El beso es la historia de la vida. El primero, tal vez el más famoso, sea el de Judas Iscariote a Jesús: un beso fingido, sinónimo de traición. Otro beso famoso es el llamado fraternal socialista, cuyo ejemplo más paradigmático fue el protagonizado por Leónidas Brézhnev y Erich Honecker; un beso en la boca, pasional, como síntoma de la total colaboración entre sus dos países. Hace unos meses, el Dalái Lama besó a un niño en la boca y pidió al chaval que chupara su lengua; provocó escándalo y aversión, ya que según parece no comprendemos a Buda. Los niños son fans del beso esquimal: los dos participantes se frotan sus respectivas narices, un beso que denota inocencia y cariño. El beso más noble es el que se da en la frente; su receptor comprueba que es objeto de admiración y respeto sintiéndose protegido. Hace unos días ha saltado a la fama el digamos beso presidencial balompédico que sin concederle eximente ni atenuante alguna, fue ejecutado en un momento álgido, emotivo y pasional; un beso psicológicamente primario en el que su emisor invadió una boca ajena y no quiso, pudo o supo contenerse.

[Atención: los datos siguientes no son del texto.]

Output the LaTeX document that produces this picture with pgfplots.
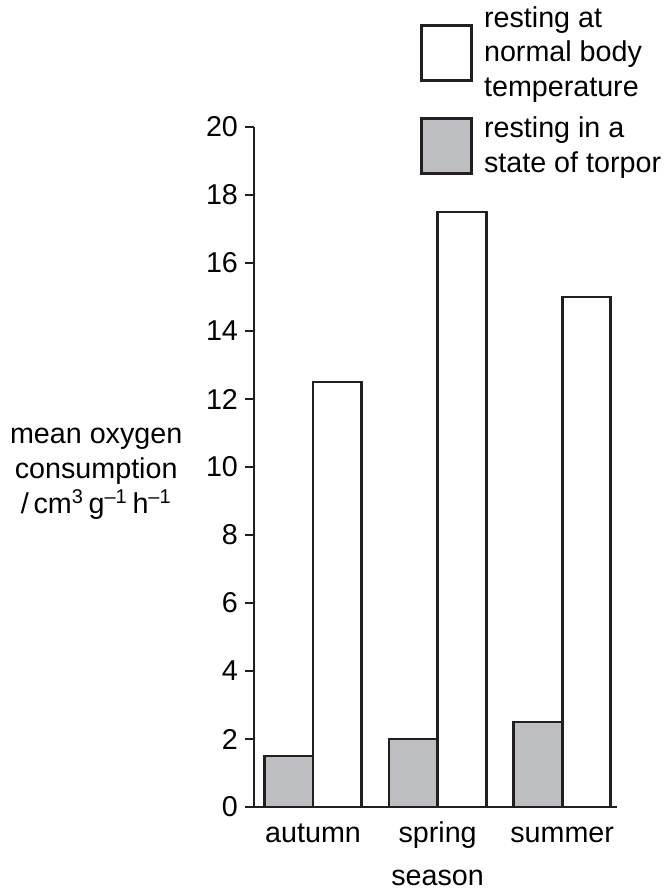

Tres dudas me embargan, a saber, ¿qué hubiera sucedido si el beso en cuestión hubiese sido de presidenta a jugadora, de presidenta a jugador o de presidente a jugador? Los tres sin la aquiescencia de la persona besada: ¿agresión sexual? ¿Abuso de poder? ¿Hubiese provocado tal polémica y levantado tanta polvareda? Seamos sinceros con nosotros mismos desterrando la hipocresía y el postureo.